Le 15 janvier est désormais la date des morts suspectes au Kosovo. L’ancien officier de police Fadil Syleviqi a été retrouvé mort vendredi dernier, à proximité du lac Badovc, près de la capitale Pristina. C’est-à-dire un an jour pour jour après l’annonce d’un autre décès, celui de Nazmi Rrustemi, dont le corps avait été retrouvé sans vie à côté du même lac.
Fadil Syleviqi, d’origine albanaise, a fait partie des forces de police contrôlées par la Serbie avant la guerre d’indépendance du Kosovo en 1999. Après le conflit, il a intégré la nouvelle police du Kosovo. En 2015, il avait été accusé par une chaîne de télévision d’avoir participé à l’arrestation du médecin d’origine albanaise Hafir Shala, qui n’a jamais été retrouvé.
Crimes de guerre sous le tapis
Les points communs entre les deux hommes retrouvés morts près du lac de Badovc interrogent.
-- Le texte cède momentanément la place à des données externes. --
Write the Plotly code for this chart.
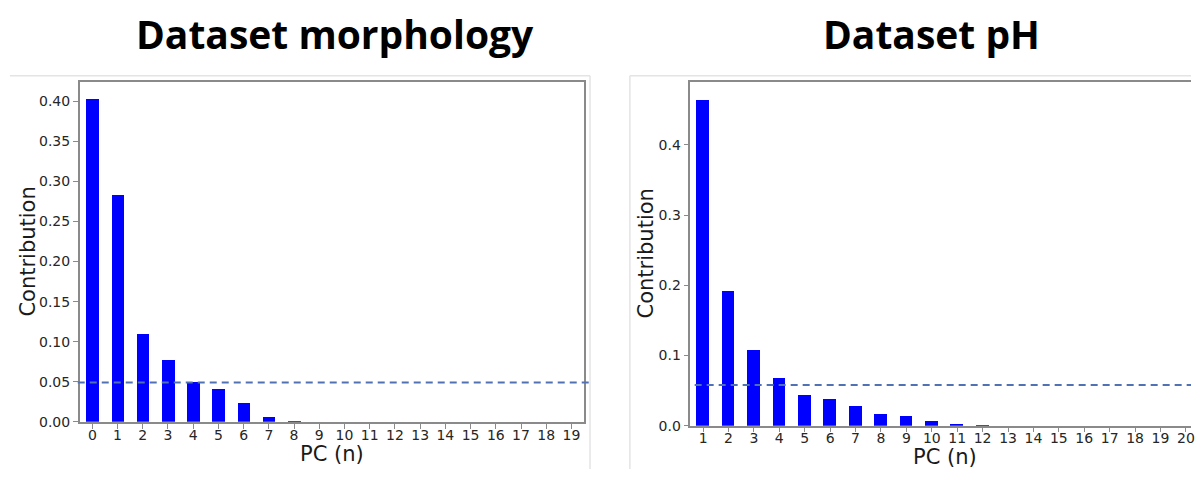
import plotly.graph_objects as go

# Explained-variance contribution per principal component
morph_pc = [str(i) for i in range(0, 20)]
morph_contrib = [0.403, 0.283, 0.110, 0.078, 0.050, 0.041, 0.024, 0.007, 0.002,
                 0, 0, 0, 0, 0, 0, 0, 0, 0, 0, 0]
morph_threshold = 0.049

ph_pc = [str(i) for i in range(1, 21)]
ph_contrib = [0.465, 0.193, 0.109, 0.068, 0.044, 0.038, 0.029, 0.017, 0.0145,
              0.0075, 0.0037, 0.0014, 0, 0, 0, 0, 0, 0, 0, 0]
ph_threshold = 0.058

W, H = 1195, 477
BAR = "#0000ff"
SPINE = "#8a8a8a"
TICKFONT = dict(family="DejaVu Sans", size=14, color="#262626")
LABELFONT = dict(family="DejaVu Sans", size=21, color="#1a1a1a")
TITLEFONT = dict(family="Open Sans", size=39, color="black")
DASH = "#5072b4"


def px(x):
    return x / W


def py(y):
    return 1 - y / H


fig = go.Figure()
fig.add_trace(go.Bar(x=morph_pc, y=morph_contrib, width=0.5, marker_color=BAR,
                     marker_line_width=0, xaxis="x", yaxis="y", showlegend=False))
fig.add_trace(go.Bar(x=ph_pc, y=ph_contrib, width=0.5, marker_color=BAR,
                     marker_line_width=0, xaxis="x2", yaxis="y2", showlegend=False))

common_x = dict(type="category", showgrid=False, zeroline=False, showline=True,
                linecolor=SPINE, linewidth=1.5, ticks="outside", ticklen=5,
                tickcolor=SPINE, tickfont=TICKFONT, mirror=True)
common_y = dict(showgrid=False, zeroline=False, showline=True, linecolor=SPINE,
                linewidth=1.5, ticks="outside", ticklen=5, tickcolor=SPINE,
                tickfont=TICKFONT)

fig.update_layout(
    width=W, height=H,
    margin=dict(l=0, r=0, t=0, b=0),
    paper_bgcolor="white", plot_bgcolor="white",
    xaxis=dict(common_x, domain=[px(80), px(586)], range=[-0.5, 19.5],
               anchor="y", ticklabelstandoff=-5),
    yaxis=dict(common_y, domain=[py(429), py(83)], range=[0, 0.4245],
               tickvals=[0, 0.05, 0.10, 0.15, 0.20, 0.25, 0.30, 0.35, 0.40],
               tickformat=".2f", mirror=True, anchor="x"),
    xaxis2=dict(common_x, domain=[px(692.7), 1], range=[-0.5, 19.2],
                anchor="y2", ticklabelstandoff=-6),
    yaxis2=dict(common_y, domain=[py(433), py(83)], range=[0, 0.490],
                tickvals=[0, 0.1, 0.2, 0.3, 0.4], tickformat=".1f",
                mirror=False, anchor="x2"),
    bargap=0,
)

# Threshold lines
fig.add_shape(type="line", xref="paper", yref="y", x0=px(78), x1=px(592),
              y0=morph_threshold, y1=morph_threshold,
              line=dict(color=DASH, width=2, dash="7px,5px"))
fig.add_shape(type="line", xref="paper", yref="y2", x0=px(697), x1=1,
              y0=ph_threshold, y1=ph_threshold,
              line=dict(color=DASH, width=2, dash="7px,5px"))

# Light panel borders
for x0, y0, x1, y1 in [(10, 77, 592, 77), (592, 77, 592, 477),
                       (632, 77, 1195, 77), (632, 77, 632, 477)]:
    fig.add_shape(type="line", xref="paper", yref="paper",
                  x0=px(x0), y0=py(y0), x1=px(x1), y1=py(y1),
                  line=dict(color="#e4e4e4", width=1.5), layer="below")

annotations = [
    dict(text="<b>Dataset morphology</b>", x=px(336.5), y=py(34), font=TITLEFONT),
    dict(text="<b>Dataset pH</b>", x=px(934.5), y=py(34), font=TITLEFONT),
    dict(text="Contribution", x=px(28), y=py(256), textangle=-90, font=LABELFONT),
    dict(text="Contribution", x=px(648), y=py(258), textangle=-90, font=LABELFONT),
    dict(text="PC (n)", x=px(333), y=py(462), font=LABELFONT),
    dict(text="PC (n)", x=px(948), y=py(465), font=LABELFONT),
]
for a in annotations:
    fig.add_annotation(xref="paper", yref="paper", showarrow=False,
                       xanchor="center", yanchor="middle", **a)

fig.write_html("out.html")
Si l’assassinat de Rrustemi était d’abord passé pour un crime crapuleux, sa veuve a ensuite révélé que son mari était un témoin «protégé» du procureur spécial des chambres spéciales pour le Kosovo (CSK).
Cette institution judiciaire kosovare dont le fonctionnement est institutionnalisé à La Haye aux Pays-Bas -avec des juges internationaux- est chargée de s’attaquer à l’impunité des vainqueurs de la guerre de 1999, dont fait partie l’UCK, guérilla albanaise de l’ancien président du Kosovo Hashim Thaçi.
Rrustemi intéressait la justice car il avait été emprisonné dans les camps des indépendantistes de l’UCK, pendant la guerre du Kosovo. Les chambres spéciales enquêtent sur les crimes de guerre et crimes contre l’humanité qui auraient été perpétrés par Hashim Thaçi et ses camarades dans ces centres de détention.
Or, Syleviqi est lui aussi passé entre les mains de l’UCK pendant la guerre du Kosovo. Comme le racontait l’ancien commandant de la guérilla Rrustem Mustafa sur un plateau de télévision en 2019, «nous savons tous que Syleviqi était un membre de la Sécurité d’État serbe. Je l’ai détenu», justifiait celui qui a été condamné en 2013 pour des crimes de guerre commis dans un centre de détention de l’UCK.
La protection des témoins
Les deux hommes avaient été ciblés à plusieurs reprises avant leur mort. La voiture de Rrustemi avait été incendiée en 2017 et Syleviqi avait été blessé en 2003 dans une attaque contre son véhicule. Un passager présent à ses côtés lors de l’accident n’avait pas survécu.
Ce nouveau mort suspect intervient un mois après que l’ancien président du Kosovo, Hashim Thaçi a déclaré plaider non coupable lors de son procès devant le tribunal spécial de La Haye, où il est incarcéré préventivement. Il est inculpé pour crimes de guerre et crimes contre l’humanité, pour des actes qui se seraient déroulés pendant la guerre du Kosovo. En mettant en place les CSK, l’Union européenne, son principal soutien financier, tente de réussir là où le tribunal pénal international pour l’ex-Yougoslavie (TPIY) avait échoué, en protégeant mieux les témoins.